▶ [What you should do]
Produce an exact transcription of the listing below, omitting the pictures.

▶ [Information supplied]
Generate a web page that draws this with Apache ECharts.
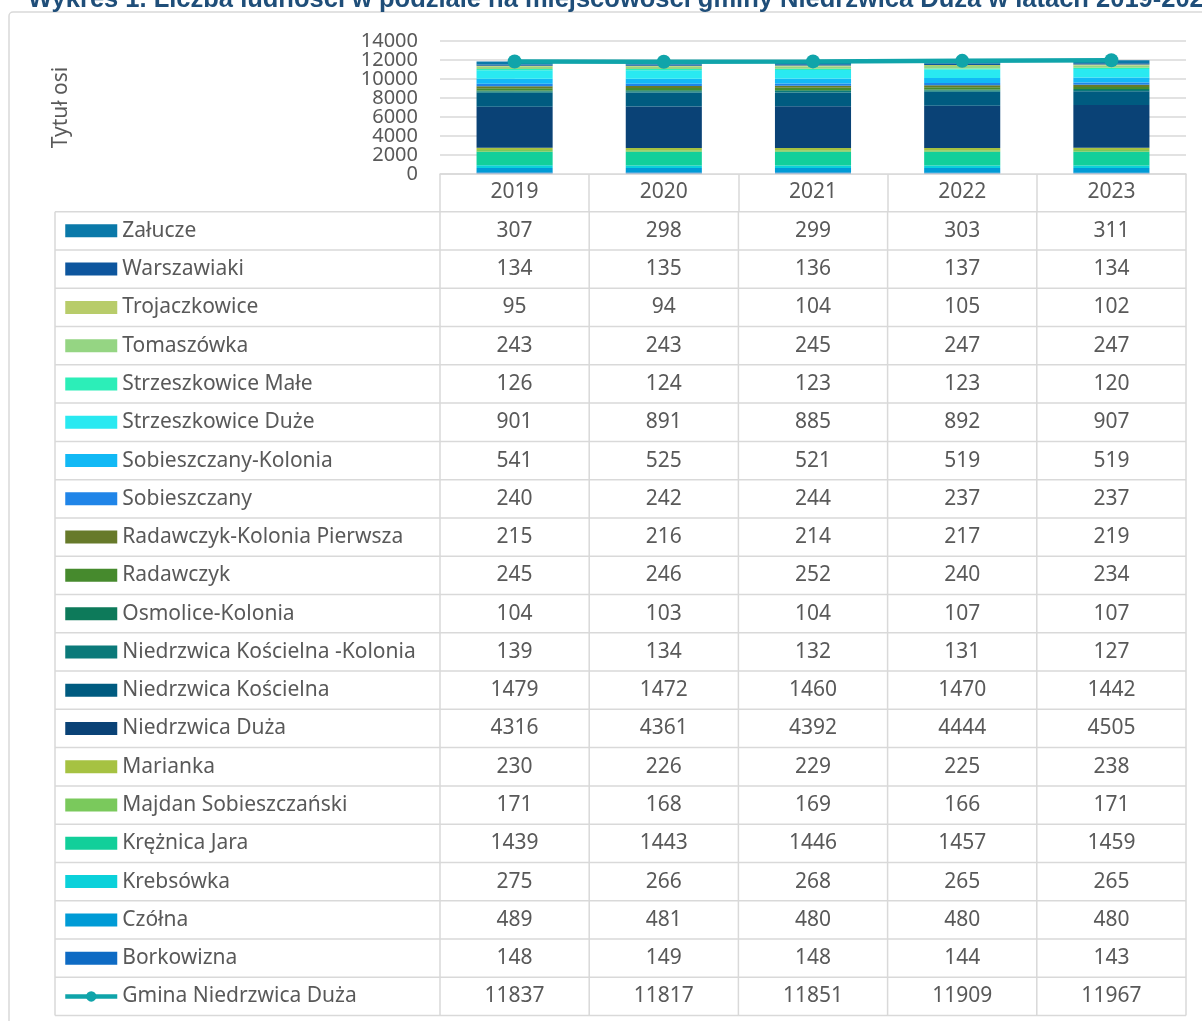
<!DOCTYPE html>
<html>
<head>
<meta charset="utf-8">
<script src="https://cdn.jsdelivr.net/npm/echarts@6/dist/echarts.min.js"></script>
<style>
html,body{margin:0;padding:0;background:#fff}
#chart{width:1202px;height:1021px}
</style>
</head>
<body>
<div id="chart"></div>
<script>
// dane
var years = ['2019', '2020', '2021', '2022', '2023'];
var yTicks = [0, 2000, 4000, 6000, 8000, 10000, 12000, 14000];

var zalucze      = [307, 298, 299, 303, 311];
var warszawiaki  = [134, 135, 136, 137, 134];
var trojaczkow   = [95, 94, 104, 105, 102];
var tomaszowka   = [243, 243, 245, 247, 247];
var strzMale     = [126, 124, 123, 123, 120];
var strzDuze     = [901, 891, 885, 892, 907];
var sobKolonia   = [541, 525, 521, 519, 519];
var sobieszczany = [240, 242, 244, 237, 237];
var radKolonia   = [215, 216, 214, 217, 219];
var radawczyk    = [245, 246, 252, 240, 234];
var osmolice     = [104, 103, 104, 107, 107];
var nkKolonia    = [139, 134, 132, 131, 127];
var nKoscielna   = [1479, 1472, 1460, 1470, 1442];
var nDuza        = [4316, 4361, 4392, 4444, 4505];
var marianka     = [230, 226, 229, 225, 238];
var majdan       = [171, 168, 169, 166, 171];
var kreznica     = [1439, 1443, 1446, 1457, 1459];
var krebsowka    = [275, 266, 268, 265, 265];
var czolna       = [489, 481, 480, 480, 480];
var borkowizna   = [148, 149, 148, 144, 143];
var gminaTotal   = [11837, 11817, 11851, 11909, 11967];

var places = ['Załucze', 'Warszawiaki', 'Trojaczkowice', 'Tomaszówka', 'Strzeszkowice Małe',
  'Strzeszkowice Duże', 'Sobieszczany-Kolonia', 'Sobieszczany', 'Radawczyk-Kolonia Pierwsza',
  'Radawczyk', 'Osmolice-Kolonia', 'Niedrzwica Kościelna -Kolonia', 'Niedrzwica Kościelna',
  'Niedrzwica Duża', 'Marianka', 'Majdan Sobieszczański', 'Krężnica Jara', 'Krebsówka',
  'Czółna', 'Borkowizna'];
var placeValues = [zalucze, warszawiaki, trojaczkow, tomaszowka, strzMale, strzDuze, sobKolonia,
  sobieszczany, radKolonia, radawczyk, osmolice, nkKolonia, nKoscielna, nDuza, marianka, majdan,
  kreznica, krebsowka, czolna, borkowizna];
var totalName = 'Gmina Niedrzwica Duża';

// style
var colors = ['#0a79a9', '#0d569e', '#b8cc6a', '#95d583', '#2ceeb8', '#29e9f1', '#12b9f5',
  '#2085e8', '#677a2a', '#468a2d', '#0d7a5a', '#0b7a7a', '#005b80', '#0a4276', '#a6c242',
  '#7ac95c', '#12cf9a', '#0bd1da', '#009bd6', '#0e6bc4'];
var lineColor = '#10a4aa';
var FONT = 'Noto Sans';
var FS = 21;
var txt = '#595959';
var border = '#d9d9d9';

var tableLeft = 55, tableTop = 211.7, rowH = 38.28;

var series = [];
// biale tlo pod linia (jak w oryginale z Excela)
series.push({
  name: '_area', type: 'line', data: gminaTotal, symbol: 'none', silent: true,
  lineStyle: {width: 0}, areaStyle: {color: '#fff', opacity: 1}, z: 1
});
for (var i = places.length - 1; i >= 0; i--) {
  series.push({
    name: places[i], type: 'bar', stack: 'all', barWidth: '51%',
    data: placeValues[i], itemStyle: {color: colors[i]}, z: 2,
    emphasis: {disabled: true}
  });
}
series.push({
  name: totalName, type: 'line', data: gminaTotal, symbol: 'circle', symbolSize: 14,
  lineStyle: {width: 4.5, color: lineColor}, itemStyle: {color: lineColor}, z: 4
});

var legendData = places.map(function (p) { return {name: p, icon: 'rect'}; });
legendData.push({name: totalName, lineStyle: {width: 4.5}, itemStyle: {color: lineColor}});

var option = {
  animation: false,
  title: {
    text: 'Wykres 1. Liczba ludności w podziale na miejscowości gminy Niedrzwica Duża w latach 2019-2023',
    left: 28, top: -13, padding: 0,
    textStyle: {fontFamily: 'Liberation Sans', fontSize: 25.5, fontWeight: 'bold', color: '#1f4e79'}
  },
  legend: {
    data: legendData, orient: 'vertical', left: 63, top: tableTop + (rowH - 22) / 2,
    padding: 0, itemWidth: 52, itemHeight: 13, itemGap: rowH - 22, itemTextGap: 5,
    selectedMode: false,
    textStyle: {fontFamily: FONT, fontSize: FS, color: txt, lineHeight: 22}
  },
  grid: {left: 440, right: 16, top: 41, bottom: 847},
  xAxis: {
    type: 'category', data: years, z: 5,
    axisLine: {lineStyle: {color: border, width: 1.5}},
    axisTick: {show: true, length: tableTop - 174, lineStyle: {color: border, width: 1.5}},
    axisLabel: {fontFamily: FONT, fontSize: FS, color: txt, margin: 8}
  },
  yAxis: {
    type: 'value', min: yTicks[0], max: yTicks[yTicks.length - 1], interval: yTicks[1] - yTicks[0],
    name: 'Tytuł osi', nameLocation: 'middle', nameGap: 368, nameRotate: 90,
    nameTextStyle: {fontFamily: FONT, fontSize: FS, color: txt},
    axisLine: {show: false}, axisTick: {show: false},
    axisLabel: {show: false},
    splitLine: {lineStyle: {color: border, width: 1.5}}
  },
  series: series
};

var chart = echarts.init(document.getElementById('chart'));
chart.setOption(option);

var els = [];
// etykiety osi Y (gesto, bez ukrywania nakladajacych sie)
yTicks.forEach(function (t) {
  els.push({type: 'text', x: 418, y: chart.convertToPixel({yAxisIndex: 0}, t),
    style: {text: String(t), align: 'right', verticalAlign: 'middle',
      fontFamily: FONT, fontSize: 20, fill: txt}});
});

// tabela danych pod wykresem
var cx = years.map(function (y, k) { return chart.convertToPixel({xAxisIndex: 0}, k); });
var band = cx[1] - cx[0];
var right = cx[cx.length - 1] + band / 2;
var nRows = places.length + 1;
var bottom = tableTop + nRows * rowH;
els.push({type: 'rect', shape: {x: 9, y: 12, width: 1230, height: 1060, r: 4},
  style: {fill: null, stroke: border, lineWidth: 1.5}, silent: true});
for (var r = 0; r <= nRows; r++) {
  var yy = tableTop + r * rowH;
  els.push({type: 'line', shape: {x1: tableLeft, y1: yy, x2: right, y2: yy},
    style: {stroke: border, lineWidth: 1.5}});
}
els.push({type: 'line', shape: {x1: tableLeft, y1: tableTop, x2: tableLeft, y2: bottom},
  style: {stroke: border, lineWidth: 1.5}});
for (var c = 0; c <= years.length; c++) {
  var xx = cx[0] - band / 2 + c * band;
  els.push({type: 'line', shape: {x1: xx, y1: tableTop, x2: xx, y2: bottom},
    style: {stroke: border, lineWidth: 1.5}});
}
var rows = placeValues.concat([gminaTotal]);
rows.forEach(function (vals, r) {
  vals.forEach(function (v, k) {
    els.push({type: 'text', x: cx[k], y: tableTop + r * rowH + rowH / 2,
      style: {text: String(v), align: 'center', verticalAlign: 'middle',
        fontFamily: FONT, fontSize: FS, fill: txt}});
  });
});
chart.setOption({graphic: els});
</script>
</body>
</html>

▶ [Expected answer]
Generate a web page that draws this with Apache ECharts.
<!DOCTYPE html>
<html>
<head>
<meta charset="utf-8">
<script src="https://cdn.jsdelivr.net/npm/echarts@6/dist/echarts.min.js"></script>
<style>
html,body{margin:0;padding:0;background:#fff}
#chart{width:1202px;height:1021px}
</style>
</head>
<body>
<div id="chart"></div>
<script>
// dane
var years = ['2019', '2020', '2021', '2022', '2023'];
var yTicks = [0, 2000, 4000, 6000, 8000, 10000, 12000, 14000];

var zalucze      = [307, 298, 299, 303, 311];
var warszawiaki  = [134, 135, 136, 137, 134];
var trojaczkow   = [95, 94, 104, 105, 102];
var tomaszowka   = [243, 243, 245, 247, 247];
var strzMale     = [126, 124, 123, 123, 120];
var strzDuze     = [901, 891, 885, 892, 907];
var sobKolonia   = [541, 525, 521, 519, 519];
var sobieszczany = [240, 242, 244, 237, 237];
var radKolonia   = [215, 216, 214, 217, 219];
var radawczyk    = [245, 246, 252, 240, 234];
var osmolice     = [104, 103, 104, 107, 107];
var nkKolonia    = [139, 134, 132, 131, 127];
var nKoscielna   = [1479, 1472, 1460, 1470, 1442];
var nDuza        = [4316, 4361, 4392, 4444, 4505];
var marianka     = [230, 226, 229, 225, 238];
var majdan       = [171, 168, 169, 166, 171];
var kreznica     = [1439, 1443, 1446, 1457, 1459];
var krebsowka    = [275, 266, 268, 265, 265];
var czolna       = [489, 481, 480, 480, 480];
var borkowizna   = [148, 149, 148, 144, 143];
var gminaTotal   = [11837, 11817, 11851, 11909, 11967];

var places = ['Załucze', 'Warszawiaki', 'Trojaczkowice', 'Tomaszówka', 'Strzeszkowice Małe',
  'Strzeszkowice Duże', 'Sobieszczany-Kolonia', 'Sobieszczany', 'Radawczyk-Kolonia Pierwsza',
  'Radawczyk', 'Osmolice-Kolonia', 'Niedrzwica Kościelna -Kolonia', 'Niedrzwica Kościelna',
  'Niedrzwica Duża', 'Marianka', 'Majdan Sobieszczański', 'Krężnica Jara', 'Krebsówka',
  'Czółna', 'Borkowizna'];
var placeValues = [zalucze, warszawiaki, trojaczkow, tomaszowka, strzMale, strzDuze, sobKolonia,
  sobieszczany, radKolonia, radawczyk, osmolice, nkKolonia, nKoscielna, nDuza, marianka, majdan,
  kreznica, krebsowka, czolna, borkowizna];
var totalName = 'Gmina Niedrzwica Duża';

// style
var colors = ['#0a79a9', '#0d569e', '#b8cc6a', '#95d583', '#2ceeb8', '#29e9f1', '#12b9f5',
  '#2085e8', '#677a2a', '#468a2d', '#0d7a5a', '#0b7a7a', '#005b80', '#0a4276', '#a6c242',
  '#7ac95c', '#12cf9a', '#0bd1da', '#009bd6', '#0e6bc4'];
var lineColor = '#10a4aa';
var FONT = 'Noto Sans';
var FS = 21;
var txt = '#595959';
var border = '#d9d9d9';

var tableLeft = 55, tableTop = 211.7, rowH = 38.28;

var series = [];
// biale tlo pod linia (jak w oryginale z Excela)
series.push({
  name: '_area', type: 'line', data: gminaTotal, symbol: 'none', silent: true,
  lineStyle: {width: 0}, areaStyle: {color: '#fff', opacity: 1}, z: 1
});
for (var i = places.length - 1; i >= 0; i--) {
  series.push({
    name: places[i], type: 'bar', stack: 'all', barWidth: '51%',
    data: placeValues[i], itemStyle: {color: colors[i]}, z: 2,
    emphasis: {disabled: true}
  });
}
series.push({
  name: totalName, type: 'line', data: gminaTotal, symbol: 'circle', symbolSize: 14,
  lineStyle: {width: 4.5, color: lineColor}, itemStyle: {color: lineColor}, z: 4
});

var legendData = places.map(function (p) { return {name: p, icon: 'rect'}; });
legendData.push({name: totalName, lineStyle: {width: 4.5}, itemStyle: {color: lineColor}});

var option = {
  animation: false,
  title: {
    text: 'Wykres 1. Liczba ludności w podziale na miejscowości gminy Niedrzwica Duża w latach 2019-2023',
    left: 28, top: -13, padding: 0,
    textStyle: {fontFamily: 'Liberation Sans', fontSize: 25.5, fontWeight: 'bold', color: '#1f4e79'}
  },
  legend: {
    data: legendData, orient: 'vertical', left: 63, top: tableTop + (rowH - 22) / 2,
    padding: 0, itemWidth: 52, itemHeight: 13, itemGap: rowH - 22, itemTextGap: 5,
    selectedMode: false,
    textStyle: {fontFamily: FONT, fontSize: FS, color: txt, lineHeight: 22}
  },
  grid: {left: 440, right: 16, top: 41, bottom: 847},
  xAxis: {
    type: 'category', data: years, z: 5,
    axisLine: {lineStyle: {color: border, width: 1.5}},
    axisTick: {show: true, length: tableTop - 174, lineStyle: {color: border, width: 1.5}},
    axisLabel: {fontFamily: FONT, fontSize: FS, color: txt, margin: 8}
  },
  yAxis: {
    type: 'value', min: yTicks[0], max: yTicks[yTicks.length - 1], interval: yTicks[1] - yTicks[0],
    name: 'Tytuł osi', nameLocation: 'middle', nameGap: 368, nameRotate: 90,
    nameTextStyle: {fontFamily: FONT, fontSize: FS, color: txt},
    axisLine: {show: false}, axisTick: {show: false},
    axisLabel: {show: false},
    splitLine: {lineStyle: {color: border, width: 1.5}}
  },
  series: series
};

var chart = echarts.init(document.getElementById('chart'));
chart.setOption(option);

var els = [];
// etykiety osi Y (gesto, bez ukrywania nakladajacych sie)
yTicks.forEach(function (t) {
  els.push({type: 'text', x: 418, y: chart.convertToPixel({yAxisIndex: 0}, t),
    style: {text: String(t), align: 'right', verticalAlign: 'middle',
      fontFamily: FONT, fontSize: 20, fill: txt}});
});

// tabela danych pod wykresem
var cx = years.map(function (y, k) { return chart.convertToPixel({xAxisIndex: 0}, k); });
var band = cx[1] - cx[0];
var right = cx[cx.length - 1] + band / 2;
var nRows = places.length + 1;
var bottom = tableTop + nRows * rowH;
els.push({type: 'rect', shape: {x: 9, y: 12, width: 1230, height: 1060, r: 4},
  style: {fill: null, stroke: border, lineWidth: 1.5}, silent: true});
for (var r = 0; r <= nRows; r++) {
  var yy = tableTop + r * rowH;
  els.push({type: 'line', shape: {x1: tableLeft, y1: yy, x2: right, y2: yy},
    style: {stroke: border, lineWidth: 1.5}});
}
els.push({type: 'line', shape: {x1: tableLeft, y1: tableTop, x2: tableLeft, y2: bottom},
  style: {stroke: border, lineWidth: 1.5}});
for (var c = 0; c <= years.length; c++) {
  var xx = cx[0] - band / 2 + c * band;
  els.push({type: 'line', shape: {x1: xx, y1: tableTop, x2: xx, y2: bottom},
    style: {stroke: border, lineWidth: 1.5}});
}
var rows = placeValues.concat([gminaTotal]);
rows.forEach(function (vals, r) {
  vals.forEach(function (v, k) {
    els.push({type: 'text', x: cx[k], y: tableTop + r * rowH + rowH / 2,
      style: {text: String(v), align: 'center', verticalAlign: 'middle',
        fontFamily: FONT, fontSize: FS, fill: txt}});
  });
});
chart.setOption({graphic: els});
</script>
</body>
</html>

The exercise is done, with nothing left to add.